Somewhat by accident the convoy stumble across a share cropping plantation, whereby a young black woman begs Grace for help to prevent a whipping being administered to one of the black plantation workers. Having put a stop to that, Grace is incredulous to discover that the workers are still treated as slaves, some seventy years after slavery was abolished. The root of this being the matriarchal plantation owner, Lauren Bacall, and her family of heavily armed overseers. However the shock of Grace's and the gangsters' arrival leaves the Matriarch in such awe, that she keels over and dies. Thus Grace makes it her divine mission to give these slaves the same freedoms that the rest of America enjoys. Thus with the aid of daddy's gangsters the overseers are disarmed (although in the event only a couple of old rifles are found), and now the former plantation slaves are given a legal stake in the future of the plantation. Grace's father soon moves off, but leaves Grace a handful of gangsters to ensure the success and security of the project, as well as his best contract lawyer.
Suffice to say it's all a recipe for chaos, theft, murder and anarchy, with the community proving that they are not yet ready to survive in the open world.

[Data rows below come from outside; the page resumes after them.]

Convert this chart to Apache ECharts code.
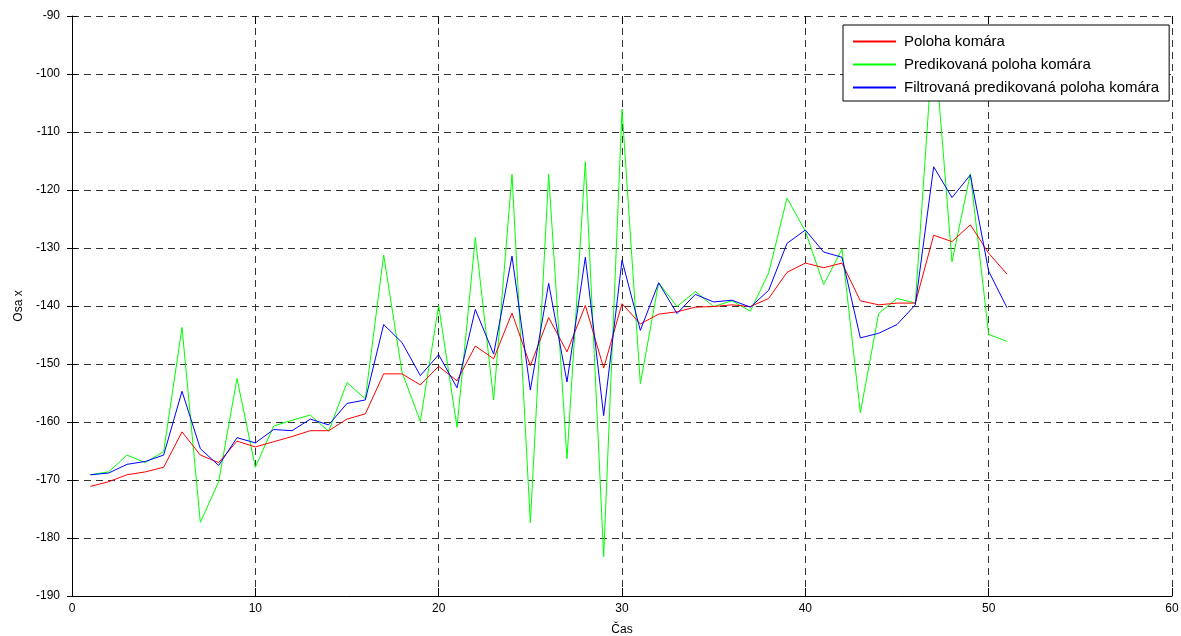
<!DOCTYPE html>
<html>
<head>
<meta charset="utf-8">
<script src="https://cdn.jsdelivr.net/npm/echarts@6/dist/echarts.min.js"></script>
<style>
html,body{margin:0;padding:0;background:#fff;}
#chart{width:1181px;height:636px;}
</style>
</head>
<body>
<div id="chart"></div>
<script>
const seriesNames = ['Poloha komára', 'Predikovaná poloha komára', 'Filtrovaná predikovaná poloha komára'];
const time = [1,2,3,4,5,6,7,8,9,10,11,12,13,14,15,16,17,18,19,20,21,22,23,24,25,26,27,28,29,30,31,32,33,34,35,36,37,38,39,40,41,42,43,44,45,46,47,48,49,50,51];
const poloha = [-171.1,-170.3,-169.1,-168.6,-167.8,-161.7,-165.7,-167.0,-163.3,-164.3,-163.4,-162.5,-161.5,-161.5,-159.5,-158.6,-151.7,-151.7,-153.6,-150.4,-152.9,-146.9,-149.1,-141.2,-150.3,-142.0,-147.9,-139.9,-150.7,-139.6,-143.1,-141.4,-141.0,-140.2,-140.1,-139.8,-140.1,-138.7,-134.2,-132.6,-133.4,-132.6,-139.1,-139.8,-139.5,-139.5,-127.8,-128.9,-126.0,-130.9,-134.5];
const predikovana = [-169.1,-168.6,-165.7,-167.0,-165.1,-143.7,-177.3,-170.3,-152.5,-167.8,-160.7,-159.7,-158.8,-161.6,-153.2,-156.0,-131.2,-151.4,-159.9,-139.9,-160.9,-128.2,-156.2,-117.3,-177.4,-117.3,-166.3,-115.1,-183.2,-106.1,-153.4,-136.0,-140.1,-137.5,-140.1,-139.1,-140.9,-134.3,-121.4,-127.1,-136.3,-130.2,-158.4,-141.3,-138.7,-139.5,-93.0,-132.4,-117.2,-144.9,-146.1];
const filtrovana = [-169.1,-168.8,-167.3,-166.8,-165.7,-154.7,-164.6,-167.5,-162.7,-163.6,-161.3,-161.5,-159.5,-160.5,-156.8,-156.2,-143.2,-146.3,-152.0,-148.4,-154.1,-140.6,-148.3,-131.4,-154.5,-136.1,-153.1,-131.6,-158.9,-132.1,-144.2,-136.0,-141.3,-138.0,-139.3,-139.0,-140.2,-137.3,-129.2,-126.9,-130.7,-131.6,-145.5,-144.7,-143.2,-139.8,-116.0,-121.3,-117.4,-134.0,-140.3];
const colors = ['#ff0000', '#00ff00', '#0000ff'];
const xAxisTitle = 'Čas';
const yAxisTitle = 'Osa x';

const FONT = '"Liberation Sans", Arial, Helvetica, sans-serif';
const pairs = vals => time.map((t, i) => [t, vals[i]]);
const gridLine = {show: true, lineStyle: {color: '#333', width: 1, type: [7, 5]}};

const chart = echarts.init(document.getElementById('chart'), null, {renderer: 'canvas'});
chart.setOption({
  animation: false,
  backgroundColor: '#fff',
  grid: {left: 72, right: 9, top: 16, bottom: 40, containLabel: false, outerBoundsMode: 'none'},
  legend: {
    data: seriesNames,
    orient: 'vertical',
    left: 843, top: 25,
    backgroundColor: '#fff',
    borderColor: '#000', borderWidth: 1,
    padding: [9, 10, 6, 9],
    itemWidth: 43, itemHeight: 14, itemGap: 8,
    itemStyle: {opacity: 0},
    textStyle: {fontFamily: FONT, fontSize: 15, color: '#000', padding: [0, 0, 0, 3]}
  },
  xAxis: [{
    type: 'value', min: 0, max: 60, interval: 10,
    name: xAxisTitle, nameLocation: 'middle', nameGap: 28,
    nameTextStyle: {fontFamily: FONT, fontSize: 12, color: '#000'},
    axisLine: {show: true, onZero: false, lineStyle: {color: '#000', width: 1}},
    axisTick: {show: true, inside: true, length: 8, lineStyle: {color: '#000'}},
    axisLabel: {fontFamily: FONT, fontSize: 12, color: '#000', margin: 7},
    splitLine: gridLine
  }, {
    type: 'value', min: 0, max: 60, interval: 10, position: 'top',
    axisLine: {show: false},
    axisTick: {show: true, inside: true, length: 8, lineStyle: {color: '#000'}},
    axisLabel: {show: false}, splitLine: {show: false}
  }],
  yAxis: [{
    type: 'value', min: -190, max: -90, interval: 10,
    name: yAxisTitle, nameLocation: 'middle', nameGap: 43, nameRotate: 90,
    nameTextStyle: {fontFamily: FONT, fontSize: 12, color: '#000'},
    axisLine: {show: true, onZero: false, lineStyle: {color: '#000', width: 1}},
    axisTick: {show: true, inside: true, length: 5, lineStyle: {color: '#000'}},
    axisLabel: {fontFamily: FONT, fontSize: 12, color: '#000', margin: 12},
    splitLine: gridLine
  }, {
    type: 'value', min: -190, max: -90, interval: 10, position: 'right',
    axisLine: {show: false},
    axisTick: {show: true, inside: true, length: 5, lineStyle: {color: '#000'}},
    axisLabel: {show: false}, splitLine: {show: false}
  }],
  series: [
    {name: seriesNames[0], type: 'line', data: pairs(poloha), symbol: 'none', color: colors[0], lineStyle: {width: 1, color: colors[0]}, z: 3},
    {name: seriesNames[1], type: 'line', data: pairs(predikovana), symbol: 'none', color: colors[1], lineStyle: {width: 1, color: colors[1]}, z: 2},
    {name: seriesNames[2], type: 'line', data: pairs(filtrovana), symbol: 'none', color: colors[2], lineStyle: {width: 1, color: colors[2]}, z: 4}
  ]
});
</script>
</body>
</html>
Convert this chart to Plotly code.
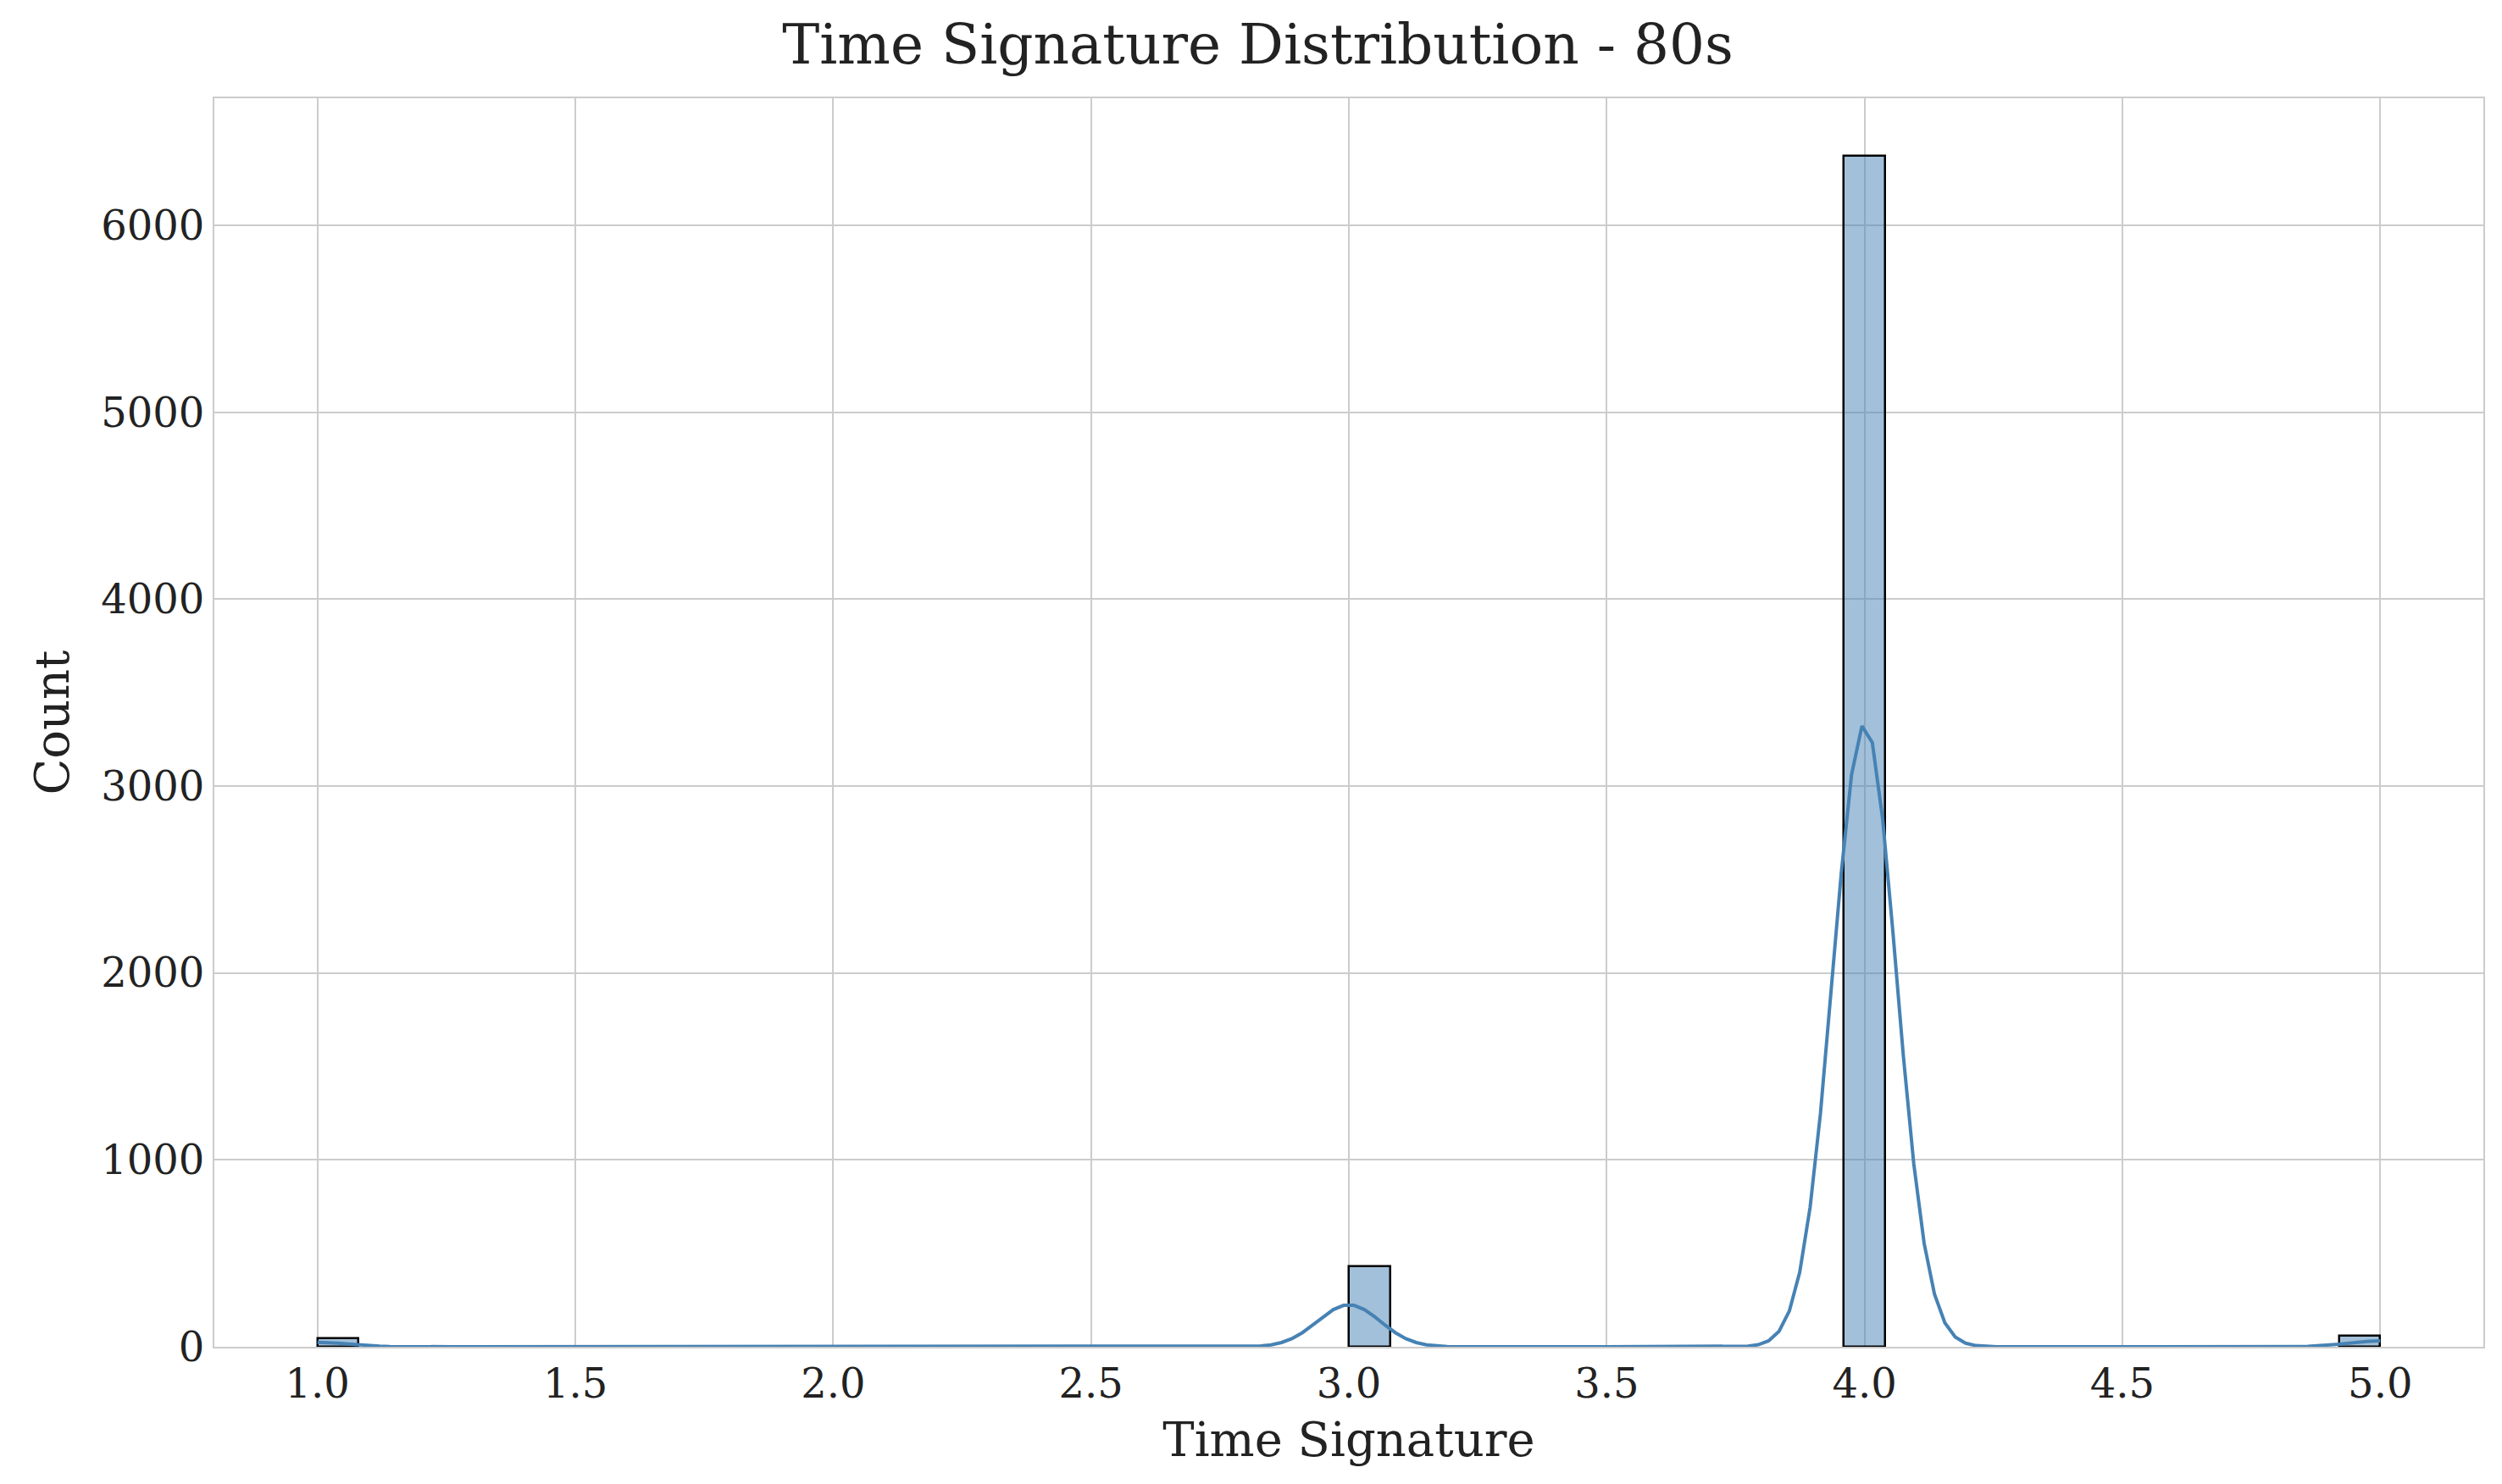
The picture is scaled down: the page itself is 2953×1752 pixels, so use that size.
import numpy as np
import plotly.graph_objects as go

# histogram counts (50 bins from 1 to 5)
sig_values = [1.0, 3.0, 4.0, 5.0]
sig_counts = [45, 430, 6370, 60]
bin_left = [1.0, 3.0, 3.96, 4.92]
bin_width = 0.08
bandwidth = 0.061

# KDE scaled to counts, built from the same counts
grid = np.linspace(1, 5, 200)
kde = np.zeros_like(grid)
for v, c in zip(sig_values, sig_counts):
    kde += c * np.exp(-0.5 * ((grid - v) / bandwidth) ** 2) / (np.sqrt(2 * np.pi) * bandwidth)
kde *= bin_width

fig = go.Figure()
fig.add_trace(go.Bar(
    x=[b + bin_width / 2 for b in bin_left], y=sig_counts, width=bin_width,
    marker=dict(color='rgba(70,130,180,0.5)', line=dict(color='black', width=2.5)),
    showlegend=False,
))
fig.add_trace(go.Scatter(x=grid, y=kde, mode='lines',
                         line=dict(color='steelblue', width=4), showlegend=False))

axis_style = dict(showgrid=True, gridcolor='#cccccc', gridwidth=2, zeroline=False,
                  showline=True, linecolor='#cccccc', linewidth=2, mirror=True,
                  ticks='', tickfont=dict(size=48, color='#222'))
fig.update_layout(
    width=2953, height=1752,
    paper_bgcolor='white', plot_bgcolor='white',
    font=dict(family='DejaVu Serif', color='#222'),
    title=dict(text='Time Signature Distribution - 80s', x=0.5, xanchor='center',
               y=0.988, yanchor='top', font=dict(size=66)),
    margin=dict(l=245, r=30, t=108, b=170),
    bargap=0,
)
fig.update_xaxes(range=[0.8, 5.2], tickvals=[1 + 0.5 * i for i in range(9)],
                 ticktext=[f'{1 + 0.5 * i:.1f}' for i in range(9)],
                 title=dict(text='Time Signature', font=dict(size=56), standoff=20), **axis_style)
fig.update_yaxes(range=[0, 6680], tickvals=list(range(0, 7000, 1000)),
                 title=dict(text='Count', font=dict(size=56), standoff=20), **axis_style)

fig.write_html("out.html")
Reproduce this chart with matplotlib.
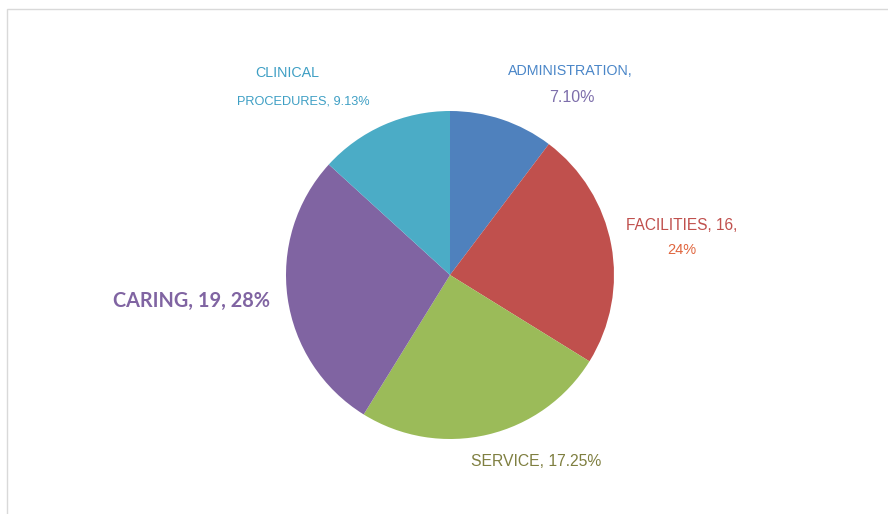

Yet even though it is painfully obvious that she has failed, Grace finds the community are not prepared to let her go, and will use force against her in order to keep her around and in charge of them. Well I am sure you will have twigged by now that this film is not about racism or slavery at all, but is of course an allegory for America's involvement in Iraq, and the unholy mess both countries now find themselves in.
Moving back to Bryce Dallas Howard, I actually think she does a better job in this role than Kidman did in Dogville. Something never quite stacked up previously with Kidman's passive put upon nature suddenly turning rottweiler at that movie's conclusion. In this, however, Bryce Dallas Howard comes across as far more believable as the well intentioned gangster's daughter, who isn't averse to using daddy's methods and men when the occasion demands.
Anyway, I have long held the opinion that Lars Von Trier is the best director in cinema today; nothing here forces me to revise that opinion.